Set task = Wherever the word "this" shows up in a line, please copy that line.

-- start Dataset entries --

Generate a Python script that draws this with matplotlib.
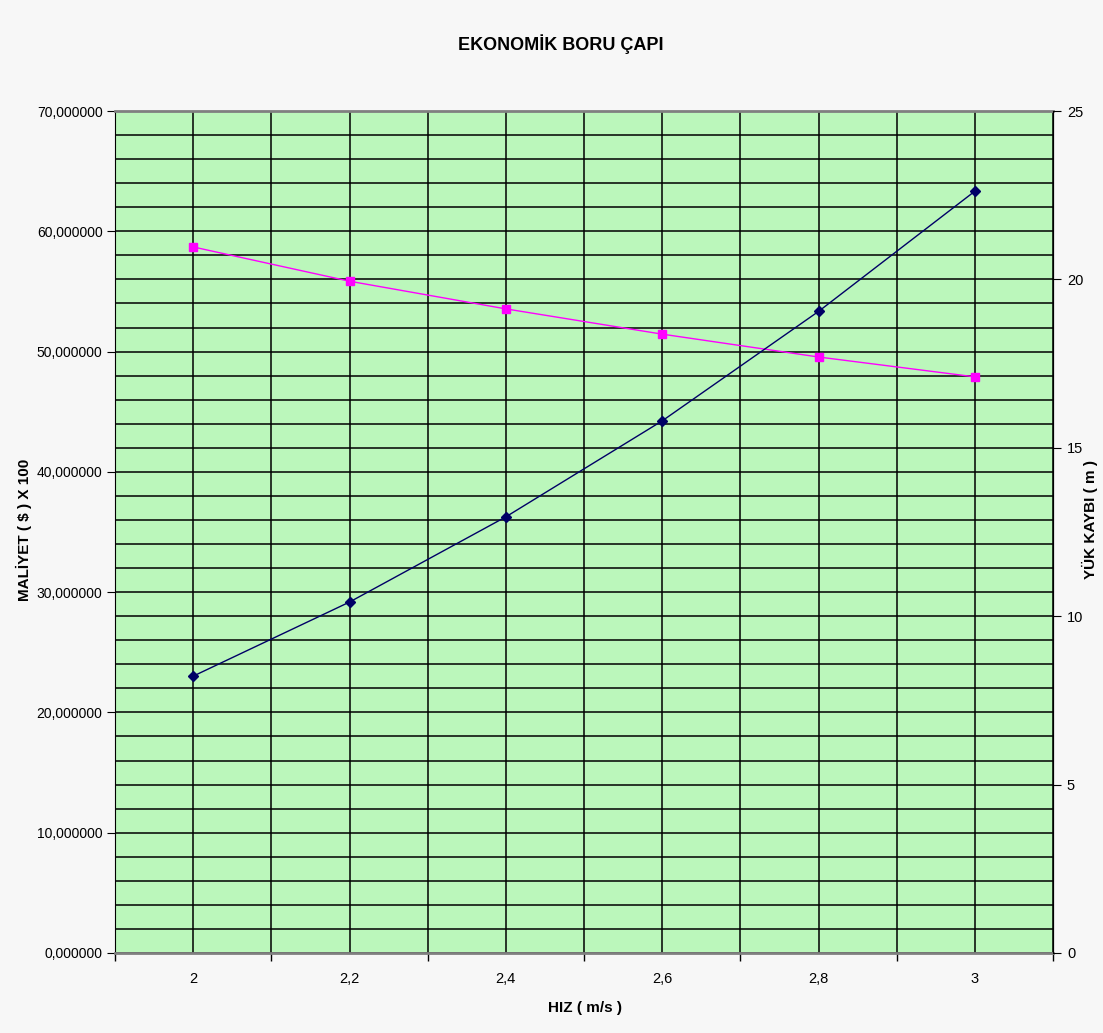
import matplotlib.pyplot as plt
from matplotlib.ticker import FixedLocator, MultipleLocator, FuncFormatter

plt.rcParams['font.family'] = ['Liberation Sans', 'DejaVu Sans']

# hız kategorileri (m/s)
hiz = ["2", "2,2", "2,4", "2,6", "2,8", "3"]
# maliyet ($ x 100) - sol eksen
maliyet = [58.7, 55.85, 53.55, 51.45, 49.55, 47.9]
# yük kaybı (m) - sağ eksen
yuk_kaybi = [8.22, 10.42, 12.95, 15.8, 19.05, 22.62]

x = list(range(len(hiz)))

fig = plt.figure(figsize=(11.03, 10.33), dpi=100, facecolor="#f7f7f7")
ax = fig.add_axes([0.1043, 0.0775, 0.8504, 0.815])
ax.set_facecolor("#bbf7bb")

ax.set_xlim(-0.5, len(hiz) - 0.5)
ax.set_ylim(0, 70)

# x ekseni: etiketler kategori ortasında, çentikler sınırlarda
ax.xaxis.set_major_locator(FixedLocator(x))
ax.set_xticklabels(hiz)
ax.xaxis.set_minor_locator(FixedLocator([i - 0.5 for i in range(len(hiz) + 1)]))
ax.tick_params(axis="x", which="major", length=0, pad=14, labelsize=10.5)
ax.tick_params(axis="x", which="minor", length=6, width=1, direction="out", color="black")

ax.yaxis.set_major_locator(MultipleLocator(10))
ax.yaxis.set_minor_locator(MultipleLocator(2))
ax.yaxis.set_major_formatter(FuncFormatter(lambda v, p: f"{v:.6f}".replace(".", ",")))
ax.tick_params(axis="y", which="major", length=6, direction="out", labelsize=10, pad=3)
ax.tick_params(axis="y", which="minor", length=0)

ax.grid(True, which="both", color="black", linewidth=1.1)
ax.set_axisbelow(True)

for side in ["top", "bottom"]:
    ax.spines[side].set_color("#808080")
    ax.spines[side].set_linewidth(2)
ax.spines["left"].set_color("black")
ax.spines["right"].set_color("black")

ax.plot(x, maliyet, color="#ff00ff", linewidth=1, marker="s", markersize=6, zorder=5)

ax2 = ax.twinx()
ax2.set_ylim(0, 25)
ax2.yaxis.set_major_locator(MultipleLocator(5))
ax2.tick_params(axis="y", length=6, direction="out", labelsize=10.5, pad=4)
ax2.plot(x, yuk_kaybi, color="#000066", linewidth=1, marker="D", markersize=5, zorder=5)
for s in ax2.spines.values():
    s.set_visible(False)
ax2.spines["right"].set_visible(True)
ax2.spines["right"].set_color("black")

fig.text(0.508, 0.957, "EKONOMİK BORU ÇAPI", ha="center", va="center",
         fontsize=13, fontweight="bold")
fig.text(0.53, 0.024, "HIZ ( m/s )", ha="center", va="center",
         fontsize=11, fontweight="bold")
fig.text(0.022, 0.487, "MALİYET ( $ ) X 100", ha="center", va="center",
         rotation=90, fontsize=11, fontweight="bold")
fig.text(0.988, 0.497, "YÜK KAYBI ( m )", ha="center", va="center",
         rotation=90, fontsize=11, fontweight="bold")

fig.savefig("out.png", dpi=100, facecolor=fig.get_facecolor())
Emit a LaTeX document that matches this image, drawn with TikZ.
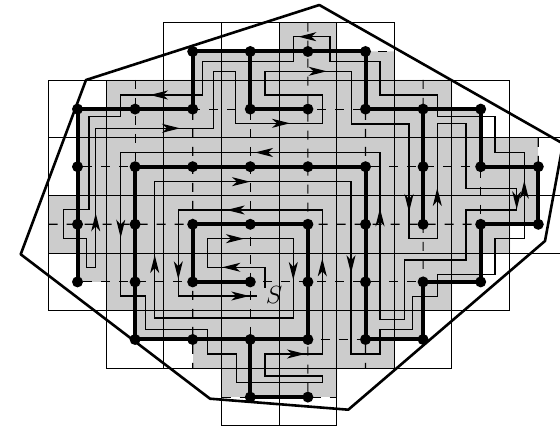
\documentclass[tikz,border=0pt]{standalone}
\usepackage{xcolor}
\usetikzlibrary{arrows.meta}

\begin{document}
\begin{tikzpicture}[x=1pt, y=-1pt,
  cell/.style={line width=1.15pt},
  vertex/.style={circle, fill=black, inner sep=0pt, outer sep=0pt, minimum size=11pt},
  treeedge/.style={line width=4pt},
  dualedge/.style={line width=1.15pt, dash pattern=on 9pt off 9pt},
  contour/.style={line width=1.15pt},
  dirtip/.style={line width=1.3pt, -{Stealth[length=18pt, width=9pt, inset=5pt]}},
  hull/.style={line width=2.6pt, line join=round}]
\clip (0,0) rectangle (560,427);
\fill[black!20] (279,22.7) -- (337,22.7) -- (337,51.5) -- (394.5,51.5) -- (394.5,80) -- (452,80) -- (452,109) -- (481,109) -- (481,138) -- (538,138) -- (538,224) -- (510,224) -- (510,253) -- (481,253) -- (481,282) -- (452,282) -- (452,310.7) -- (423,310.7) -- (423,339.5) -- (394.5,339.5) -- (394.5,368.3) -- (337,368.3) -- (337,397) -- (221.5,397) -- (221.5,368.3) -- (193,368.3) -- (193,339.5) -- (135,339.5) -- (135,310.7) -- (106.6,310.7) -- (106.6,282) -- (77.5,282) -- (77.5,253) -- (48.7,253) -- (48.7,195.3) -- (77.5,195.3) -- (77.5,109) -- (106.6,109) -- (106.6,80) -- (193,80) -- (193,51.5) -- (279,51.5) -- cycle;
\foreach \r/\first/\last in {0/2/5, 1/0/7, 2/0/8, 3/0/8, 4/0/7, 5/1/6, 6/3/4}
  \foreach \c in {\first,...,\last}
    \draw[cell] ({48.7+57.6*\c},{22.7+57.6*\r}) rectangle +(57.6,57.6);
\foreach \r/\first/\last in {0/2/5, 1/0/7, 2/0/8, 3/0/8, 4/0/7, 5/1/6, 6/3/4}
  \foreach \c in {\first,...,\last}
    \node[vertex] (n\c-\r) at ({77.5+57.6*\c},{51.5+57.6*\r}) {};
\coordinate (endrowa) at (394.5,51.5);
\coordinate (startrowd) at (48.7,224.3);
\coordinate (startrowg) at (221.5,397.1);
\coordinate (endrowg) at (337,397.1);
\coordinate (topb) at (135.1,80);
\coordinate (botc) at (192.7,368.3);
\coordinate (tope) at (307.9,22.7);
\coordinate (botf) at (365.5,368.3);
\coordinate (topg) at (423.1,80);
\coordinate (topi) at (538.3,138);
\foreach \a/\b in {n2-0/endrowa, n0-1/n7-1, n0-2/n8-2, startrowd/n8-3, n0-4/n7-4, n1-5/n6-5, startrowg/endrowg,
  topb/n1-5, n2-0/botc, n3-0/n3-6, tope/n4-6, n5-0/botf, topg/n6-5, n7-1/n7-4, topi/n8-3}
  \draw[dualedge] (\a) -- (\b);
\foreach \a/\b in {n0-4/n0-1, n0-1/n2-1, n2-1/n2-0, n2-0/n5-0, n5-0/n5-1, n5-1/n7-1, n7-1/n7-2, n7-2/n8-2, n8-2/n8-3, n8-3/n7-3, n7-3/n7-4, n7-4/n6-4, n6-4/n6-5, n6-5/n5-5, n5-5/n5-2, n5-2/n1-2, n1-2/n1-5, n1-5/n4-5, n4-5/n4-3, n4-3/n2-3, n2-3/n2-4, n2-4/n3-4, n3-0/n3-1, n3-1/n4-1, n6-1/n6-3, n3-5/n3-6, n3-6/n4-6}
  \draw[treeedge] (\a.center) -- (\b.center);
\draw[contour] (265,288) -- (265,267.3) -- (207.3,267.3) -- (207.3,238.7) -- (293.3,238.7) -- (293.3,318) -- (154.7,318) -- (154.7,181.7) -- (351,181.7) -- (351,354) -- (380,354) -- (380,329.7) -- (412.3,329.7) -- (412.3,296.3) -- (437.3,296.3) -- (437.3,274.7) -- (495,274.7) -- (495,238.7) -- (524.3,238.7) -- (524.3,152.5) -- (495,152.5) -- (495,116.7) -- (437.3,116.7) -- (437.3,95) -- (380,95) -- (380,61.7) -- (330,61.7) -- (330,36.7) -- (293.3,36.7) -- (293.3,61.3) -- (202.7,61.3) -- (202.7,95) -- (120.7,95) -- (120.7,116.7) -- (89,116.7) -- (89,209.3) -- (63.3,209.3) -- (63.3,238.3) -- (86.7,238.3) -- (86.7,267.3) -- (95.7,267.3) -- (95.7,128.3) -- (213.3,128.3) -- (213.3,71.5) -- (235.7,71.5) -- (235.7,123.3) -- (322.7,123.3) -- (322.7,95) -- (265,95) -- (265,71.3) -- (351.3,71.3) -- (351.3,124) -- (409,124) -- (409,238.7) -- (437.3,238.7) -- (437.3,123.7) -- (466,123.7) -- (466,188.3) -- (516.7,188.3) -- (516.7,210) -- (466,210) -- (466,260) -- (404.3,260) -- (404.3,319.7) -- (380,319.7) -- (380,152.5) -- (120.7,152.5) -- (120.7,296) -- (145.7,296) -- (145.7,329.7) -- (207.3,329.7) -- (207.3,354) -- (236.5,354) -- (236.5,382.7) -- (322.3,382.7) -- (322.3,376) -- (265,376) -- (265,354) -- (322.3,354) -- (322.3,210) -- (178.3,210) -- (178.3,296) -- (257.3,296);
\foreach \y/\a/\b in {95/178/150, 128.3/152/180, 152.5/283/255, 181.7/222/250, 210/255/226.7, 238.7/216/244, 267.3/250/222.3, 296/221/249.3, 36.7/326/298.3, 71.3/299/326.7, 123.3/262/290, 354/277/305}
  \draw[dirtip] (\a,\y) -- (\b,\y);
\foreach \x/\a/\b in {95.7/241/213.3, 120.7/210/237.7, 154.7/283/255, 178.3/252/279.3, 293.3/252/280, 322.3/286/258.3, 351/245/273.3, 380/236/208.3, 409/184/212, 437.3/216/188, 524.3/208/180.7, 516.7/188/209.3}
  \draw[dirtip] (\x,\a) -- (\x,\b);
\node (s) at (274,295.5) {\fontsize{24}{26}\selectfont $S$};
\draw[hull] (86,80) -- (319.3,5) -- (563,143.6) -- (545,241) -- (348.3,409.7) -- (210,398.7) -- (20.7,254.3) -- cycle;
\end{tikzpicture}
\end{document}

-- end Dataset entries --

Written answer =
Generate a Python script that draws this with matplotlib.
Emit a LaTeX document that matches this image, drawn with TikZ.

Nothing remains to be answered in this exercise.